PHOTO: Zillow

After insisting for years that it had no plans to hire any agents, Seattle-based Zillow has reversed course and will open a residential real estate brokerage — though on a very limited basis.

Agents in the new division, called Zillow Homes, have a narrow purview: acquiring and listing homes for the company’s home-flipping division, Zillow Offers. Zillow said Wednesday the service will launch in January in Atlanta, Phoenix and Tucson, and will expand to additional markets (though not Seattle) over the course of next year.

Spurred by competition from venture capital-backed Opendoor, online listings hubs Zillow and Redfin — now followed by traditional residential property giants Keller Williams and Realogy — have made huge bets on digitally brokered home flipping, also called iBuying.

Since launching Zillow Offers in 2018, the company has spent hundreds of millions of dollars per quarter purchasing, renovating and reselling thousands of homes in low-cost, high-growth markets like Phoenix and Atlanta. Still, the iBuying sector accounts for only a tiny fraction, 0.5%, or roughly $8 billion, of overall U.S. home sales, according to industry analyst Mike DelPrete. Zillow Offers generated $1.37 billion of that figure, with Opendoor taking the lion’s share of the pie.

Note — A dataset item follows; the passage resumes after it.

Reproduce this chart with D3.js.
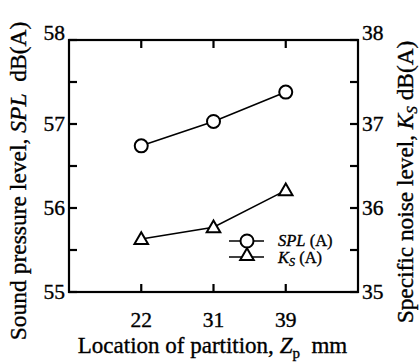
<!DOCTYPE html>
<html>
<head>
<meta charset="utf-8">
<script src="https://cdn.jsdelivr.net/npm/d3@7"></script>
<style>
  body { margin: 0; background: #fff; }
  svg text { font-family: "Liberation Serif", "Times New Roman", serif; fill: #000; stroke: #000; stroke-width: 0.35; }
</style>
</head>
<body>
<svg width="420" height="364"></svg>
<script>
// data
var locations = ["22", "31", "39"];
var splValues = [56.74, 57.03, 57.38];
var ksValues = [35.63, 35.77, 36.21];
var splTicks = [55, 56, 57, 58];
var ksTicks = [35, 36, 37, 38];

var svg = d3.select("svg");
var x0 = 69, x1 = 358, y0 = 40, y1 = 292;

var x = d3.scalePoint().domain(locations).range([x0, x1]).padding(1);
var yL = d3.scaleLinear().domain([55, 58]).range([y1, y0]);
var yR = d3.scaleLinear().domain([35, 38]).range([y1, y0]);

// frame
svg.append("rect")
  .attr("x", x0).attr("y", y0)
  .attr("width", x1 - x0).attr("height", y1 - y0)
  .attr("fill", "none").attr("stroke", "#000").attr("stroke-width", 2.2);

// inward ticks
var ax = svg.append("g").attr("stroke", "#000").attr("stroke-width", 2.2);
var yt = d3.range(55, 58.01, 0.5);
yt.forEach(function(v) {
  ax.append("line").attr("x1", x0).attr("x2", x0 + 8).attr("y1", yL(v)).attr("y2", yL(v));
  ax.append("line").attr("x1", x1).attr("x2", x1 - 8).attr("y1", yL(v)).attr("y2", yL(v));
});
locations.forEach(function(c) {
  ax.append("line").attr("x1", x(c)).attr("x2", x(c)).attr("y1", y1).attr("y2", y1 - 8);
  ax.append("line").attr("x1", x(c)).attr("x2", x(c)).attr("y1", y0).attr("y2", y0 + 8);
});

// tick labels (the top label sits on the frame line)
function tickY(scale, top) {
  return function(d) { return d === top ? scale(d) : scale(d) + 7; };
}
svg.selectAll(".tl").data(splTicks).enter().append("text")
  .attr("x", x0 - 4).attr("y", tickY(yL, 58))
  .attr("text-anchor", "end").attr("font-size", 21.5).text(function(d) { return d; });
svg.selectAll(".tr").data(ksTicks).enter().append("text")
  .attr("x", x1 + 4).attr("y", tickY(yR, 38))
  .attr("text-anchor", "start").attr("font-size", 21.5).text(function(d) { return d; });
svg.selectAll(".tx").data(locations).enter().append("text")
  .attr("x", function(d) { return x(d); }).attr("y", y1 + 35)
  .attr("text-anchor", "middle").attr("font-size", 21.5).text(function(d) { return d; });

// series
var line = d3.line();
svg.append("path")
  .attr("d", line(locations.map(function(c, i) { return [x(c), yL(splValues[i])]; })))
  .attr("fill", "none").attr("stroke", "#000").attr("stroke-width", 1.6);
svg.append("path")
  .attr("d", line(locations.map(function(c, i) { return [x(c), yR(ksValues[i])]; })))
  .attr("fill", "none").attr("stroke", "#000").attr("stroke-width", 1.6);

var tri = d3.symbol().type(d3.symbolTriangle).size(80);

svg.selectAll(".spl").data(splValues).enter().append("circle")
  .attr("cx", function(d, i) { return x(locations[i]); })
  .attr("cy", function(d) { return yL(d); })
  .attr("r", 6.5).attr("fill", "#fff").attr("stroke", "#000").attr("stroke-width", 2);
svg.selectAll(".ks").data(ksValues).enter().append("path")
  .attr("d", tri)
  .attr("transform", function(d, i) { return "translate(" + x(locations[i]) + "," + (yR(d) + 1) + ")"; })
  .attr("fill", "#fff").attr("stroke", "#000").attr("stroke-width", 2);

// legend
var lg = svg.append("g");
lg.append("line").attr("x1", 229).attr("x2", 264).attr("y1", 241).attr("y2", 241).attr("stroke", "#000").attr("stroke-width", 1.6);
lg.append("circle").attr("cx", 247).attr("cy", 241).attr("r", 6.5).attr("fill", "#fff").attr("stroke", "#000").attr("stroke-width", 2);
lg.append("line").attr("x1", 229).attr("x2", 264).attr("y1", 257).attr("y2", 257).attr("stroke", "#000").attr("stroke-width", 1.6);
lg.append("path").attr("d", tri).attr("transform", "translate(247,256)").attr("fill", "#fff").attr("stroke", "#000").attr("stroke-width", 2);
var t1 = lg.append("text").attr("x", 278).attr("y", 246).attr("font-size", 16.5);
t1.append("tspan").attr("font-style", "italic").text("SPL");
t1.append("tspan").text(" (A)");
var t2 = lg.append("text").attr("x", 278).attr("y", 263).attr("font-size", 16.5);
t2.append("tspan").attr("font-style", "italic").text("K");
t2.append("tspan").attr("font-style", "italic").attr("font-size", 12).attr("dy", 3).text("S");
t2.append("tspan").attr("dy", -3).text(" (A)");

// axis titles
var xt = svg.append("text").attr("x", (x0 + x1) / 2 - 1).attr("y", 353)
  .attr("text-anchor", "middle").attr("font-size", 23);
xt.append("tspan").text("Location of partition, ");
xt.append("tspan").attr("font-style", "italic").text("Z");
xt.append("tspan").attr("font-size", 15).attr("dy", 5).text("p");
xt.append("tspan").attr("dy", -5).text("\u2002mm");

var ylt = svg.append("text")
  .attr("transform", "translate(26,181) rotate(-90)")
  .attr("text-anchor", "middle").attr("font-size", 23.5);
ylt.append("tspan").text("Sound pressure level, ");
ylt.append("tspan").attr("font-style", "italic").text("SPL");
ylt.append("tspan").text("\u2002dB(A)");

var yrt = svg.append("text")
  .attr("transform", "translate(413,182) rotate(-90)")
  .attr("text-anchor", "middle").attr("font-size", 23.3);
yrt.append("tspan").text("Specific noise level, ");
yrt.append("tspan").attr("font-style", "italic").text("K");
yrt.append("tspan").attr("font-style", "italic").attr("font-size", 15).attr("dy", 4).text("S");
yrt.append("tspan").attr("dy", -4).text(" dB(A)");
</script>
</body>
</html>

Zillow decided to open its own brokerage in part to streamline Zillow Offers, said Errol Samuelson, the company’s chief industry development officer, in a video circulated Wednesday to brokerages. Home sellers using Zillow Offers have found the company’s current system of relying on local third-party real estate agents to facilitate the transaction “confusing” in some instances, Samuelson said.

The company also believes Zillow Home “will help the unit’s economics long-term,” said Zillow spokesperson Viet Shelton.